The undervaluation of teachers is also a cultural inheritance. In pre-industrial societies, the teacher held high status — often the only literate person in a village, the keeper of sacred texts, the transmitter of guild knowledge. With industrialization came mass schooling, and with mass schooling came the transformation of teaching into a standardized, feminized, bureaucratized profession. Feminization mattered: as women entered teaching en masse in the nineteenth century, wages and status dropped, following the familiar pattern by which work coded as feminine is culturally and economically devalued.
What gets lost when teaching is undervalued? First, talent. When compensation is low and conditions poor, the people most capable of the work — those with patience, intellectual depth, relational skill, and the stamina for sustained performance — find other options. Talented people exit or never enter. The teaching corps narrows toward those who either have no better offer or are motivated by a calling strong enough to override economic logic. Both groups contain extraordinary individuals, but a profession cannot survive on extraordinary individuals alone. It needs ordinary people performing at high levels, which requires adequate conditions.
Second, what gets lost is continuity. Turnover rates in teaching — especially in under-resourced urban and rural schools — are staggering.
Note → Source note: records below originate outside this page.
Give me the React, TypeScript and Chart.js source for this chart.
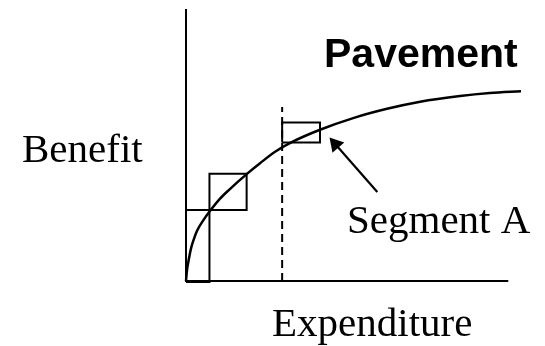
import React, { useEffect, useRef } from "react";
import { Chart, registerables } from "chart.js";

Chart.register(...registerables);

// Benefit curve (expenditure, benefit)
const curveX = [0, 0.3, 0.9, 1.5, 2.4, 3.3, 5.1, 7.2, 10.1, 13.1, 18.1, 22.1, 26.6, 32.0, 40.0, 49.9, 60.0, 69.9, 81.8, 90.7, 100];
const curveY = [0, 4.0, 8.4, 12.0, 15.6, 18.5, 22.2, 25.8, 30.2, 33.8, 39.3, 43.3, 47.5, 51.3, 55.6, 59.9, 63.3, 65.9, 68.0, 69.1, 69.8];

// Segment boxes: [x0, x1, y0, y1]
const box1 = [0, 7.0, -0.4, 26.1];
const box2 = [7.0, 18.1, 26.1, 39.4];
const box3 = [28.7, 40.0, 50.9, 58.3];

// Dashed marker at the chosen expenditure
const dashX = 28.7;
const dashTop = 64.0;

// Axes extents
const yAxisTop = 100;
const xAxisRight = 96.2;

// Arrow from label to Segment A: tail, head centre
const arrowX = [57.1, 44.6];
const arrowY = [32.7, 50.3];

const titleText = "Pavement";
const yLabel = "Benefit";
const xLabel = "Expenditure";
const segLabel = "Segment A";

function rectPts(b: number[]) {
  const [x0, x1, y0, y1] = b;
  return [
    { x: x0, y: y0 },
    { x: x1, y: y0 },
    { x: x1, y: y1 },
    { x: x0, y: y1 },
    { x: x0, y: y0 },
  ];
}

const textPlugin = {
  id: "labels",
  afterDraw(chart: any) {
    const ctx = chart.ctx;
    ctx.save();
    ctx.fillStyle = "#000";
    ctx.textBaseline = "alphabetic";
    ctx.textAlign = "left";
    ctx.font = "bold 41px 'Liberation Sans', Arial, sans-serif";
    ctx.fillText(titleText, 324, 67);
    ctx.font = "41px 'Liberation Serif', 'Times New Roman', serif";
    ctx.fillText(yLabel, 22, 162);
    ctx.fillText(segLabel, 347, 233);
    ctx.fillText(xLabel, 272, 336);
    ctx.restore();
  },
};

export default function App() {
  const ref = useRef<HTMLCanvasElement>(null);
  useEffect(() => {
    if (!ref.current) return;
    const base = {
      showLine: true,
      borderColor: "#000",
      backgroundColor: "#000",
      pointRadius: 0,
      fill: false,
      clip: false as any,
      tension: 0,
    };
    const chart = new Chart(ref.current, {
      type: "scatter",
      data: {
        datasets: [
          { ...base, borderWidth: 2, data: [{ x: 0, y: 0 }, { x: 0, y: yAxisTop }] },
          { ...base, borderWidth: 2, data: [{ x: 0, y: 0 }, { x: xAxisRight, y: 0 }] },
          {
            ...base,
            borderWidth: 2.5,
            cubicInterpolationMode: "monotone",
            data: curveX.map((x, i) => ({ x, y: curveY[i] })),
          },
          { ...base, borderWidth: 2, data: rectPts(box1) },
          { ...base, borderWidth: 2, data: rectPts(box2) },
          { ...base, borderWidth: 2, data: rectPts(box3) },
          {
            ...base,
            borderWidth: 2,
            borderDash: [8, 5],
            data: [{ x: dashX, y: 0 }, { x: dashX, y: dashTop }],
          },
          {
            ...base,
            borderWidth: 2.2,
            pointStyle: "triangle",
            pointRadius: [0, 9],
            pointRotation: [0, -41],
            pointBackgroundColor: "#000",
            pointBorderWidth: 0,
            data: arrowX.map((x, i) => ({ x, y: arrowY[i] })),
          },
        ] as any,
      },
      options: {
        animation: false,
        responsive: false,
        events: [],
        layout: { padding: { left: 186, top: 6, right: 24, bottom: 65 } },
        scales: {
          x: { type: "linear", min: 0, max: 100, display: false },
          y: { type: "linear", min: 0, max: 100, display: false },
        },
        plugins: { legend: { display: false }, tooltip: { enabled: false } },
      },
      plugins: [textPlugin],
    });
    return () => chart.destroy();
  }, []);
  return (
    <div style={{ position: "fixed", left: 0, top: 0, width: 545, height: 346, background: "#fff" }}>
      <canvas ref={ref} width={545} height={346} />
    </div>
  );
}
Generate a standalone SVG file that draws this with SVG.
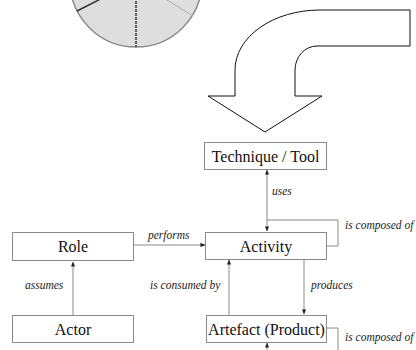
<svg xmlns="http://www.w3.org/2000/svg" width="416" height="350" viewBox="0 0 416 350">
  <style>
    .box { fill: #ffffff; stroke: #8a8a8a; stroke-width: 1; }
    .name { font-family: 'Liberation Serif', 'Times New Roman', 'DejaVu Serif', serif; font-size: 16px; fill: #111; text-anchor: middle; }
    .rel { font-family: 'Liberation Serif', 'Times New Roman', 'DejaVu Serif', serif; font-size: 11.5px; font-style: italic; fill: #222; }
    .conn { fill: none; stroke: #8a8a8a; stroke-width: 1; }
  </style>
  <defs>
    <marker id="tip" viewBox="0 0 6 6" refX="5.5" refY="3" markerWidth="5" markerHeight="5" orient="auto-start-reverse" markerUnits="userSpaceOnUse">
      <path d="M0,0.5 L6,3 L0,5.5 Z" fill="#222"/>
    </marker>
  </defs>
  <rect width="416" height="350" fill="#ffffff"/>

  <!-- pie chart, mostly cut off at the top edge -->
  <g id="pie">
    <circle cx="136" cy="-19" r="66" fill="#dedede" stroke="#8c8c8c" stroke-width="1.5"/>
    <line x1="136" y1="-19" x2="136" y2="47" stroke="#333" stroke-width="1.5" stroke-dasharray="3 1"/>
    <line x1="136" y1="-19" x2="77" y2="11" stroke="#333" stroke-width="1.5"/>
    <line x1="136" y1="-19" x2="193" y2="16" stroke="#b0b0b0" stroke-width="1"/>
  </g>

  <!-- large bent arrow -->
  <g id="bent-arrow">
    <path d="M410,10 L320,10 A85,60 0 0 0 235,70 L235,96 L208,96 L265,132 L322,96 L295,96 L295,70 A22,24 0 0 1 317,46 L410,46 Z" fill="#ffffff" stroke="#111" stroke-width="1"/>
  </g>

  <g id="connectors">
    <!-- uses -->
    <line class="conn" x1="267" y1="170" x2="267" y2="231" marker-start="url(#tip)" marker-end="url(#tip)"/>
    <!-- Activity is composed of -->
    <polyline class="conn" points="267,220 338,220 338,246 327,246"/>
    <!-- performs -->
    <line class="conn" x1="134" y1="245" x2="205" y2="245" marker-end="url(#tip)"/>
    <!-- assumes -->
    <line class="conn" x1="73" y1="315" x2="73" y2="262" marker-end="url(#tip)"/>
    <!-- is consumed by -->
    <line class="conn" x1="229" y1="315" x2="229" y2="260" marker-end="url(#tip)"/>
    <!-- produces -->
    <line class="conn" x1="304" y1="259" x2="304" y2="314" marker-end="url(#tip)"/>
    <!-- Artefact is composed of -->
    <polyline class="conn" points="327,328 338,328 338,350"/>
    <line class="conn" x1="267" y1="352" x2="267" y2="343" marker-end="url(#tip)"/>
  </g>

  <g id="labels">
    <text class="rel" x="272" y="195">uses</text>
    <text class="rel" x="345" y="229">is composed of</text>
    <text class="rel" x="148" y="239">performs</text>
    <text class="rel" x="25" y="289">assumes</text>
    <text class="rel" x="150" y="289">is consumed by</text>
    <text class="rel" x="311" y="289">produces</text>
    <text class="rel" x="345" y="341">is composed of</text>
  </g>

  <g id="technique-tool">
    <rect class="box" x="204.5" y="142.5" width="122" height="27"/>
    <text class="name" x="265.5" y="161.5">Technique / Tool</text>
  </g>
  <g id="activity">
    <rect class="box" x="205.5" y="232.5" width="121" height="27"/>
    <text class="name" x="266" y="251.5">Activity</text>
  </g>
  <g id="role">
    <rect class="box" x="12.5" y="232.5" width="121" height="28"/>
    <text class="name" x="73" y="252">Role</text>
  </g>
  <g id="actor">
    <rect class="box" x="12.5" y="315.5" width="121" height="27"/>
    <text class="name" x="73" y="334.5">Actor</text>
  </g>
  <g id="artefact">
    <rect class="box" x="206.5" y="315.5" width="120" height="27"/>
    <text class="name" x="266.5" y="334.5">Artefact (Product)</text>
  </g>
</svg>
A school that cycles through teachers every two or three years cannot build institutional knowledge, mentorship culture, or sustained relationships between teachers and the communities they serve. Continuity of personnel is how institutions deepen. Without it, schools operate in a permanent state of reconstitution.
Third, what gets lost is dignity. When a society signals, through compensation and working conditions, that teaching is not serious work worth serious pay, it sends that message to teachers themselves, to parents, to students, and to the broader culture. Students absorb the message. They observe the gap between the reverence adults express for "education" in speeches and the disrespect they express through budgets, building conditions, and dismissive cultural references. The result is a profession that is perpetually defended and perpetually diminished.
The connection dimension — Law 1 — is especially sharp here. Teaching is fundamentally relational. The cognitive science of learning shows that attachment, trust, and emotional safety are prerequisites for intellectual risk-taking. A student who feels seen by a teacher learns differently than one who does not. The teacher who knows a child over years — their history, their fears, their strengths — provides something no algorithm can replicate. But that relational depth requires stability, adequate time, and conditions that support the teacher as a whole human being. A teacher working two jobs to make rent, preparing lessons in their car, and managing thirty-five students in a room designed for twenty is a teacher whose relational bandwidth has been systematically depleted.
Fixing the undervaluation of teachers is not simply about raising salaries, though that is necessary. It requires reconceptualizing what teaching is — not a service delivery role for standardized content, but a relational and intellectual profession whose output is human development. Societies that have grasped this — Finland, Singapore, South Korea — have restructured teacher education, compensation, and status accordingly, with measurable results. They have made teaching selective and prestigious. They have granted teachers professional autonomy. They have invested in their ongoing development. The result is not just better test scores; it is a different relationship between the profession and the culture.
The undervaluation of teachers is, at its core, a failure of collective self-understanding. Societies that underpay teachers are not simply being cheap. They are failing to understand what they are and what they depend on. The teacher is the figure through whom a civilization reproduces itself intellectually and morally. Underpaying that figure is not fiscal prudence. It is civilizational short-sightedness.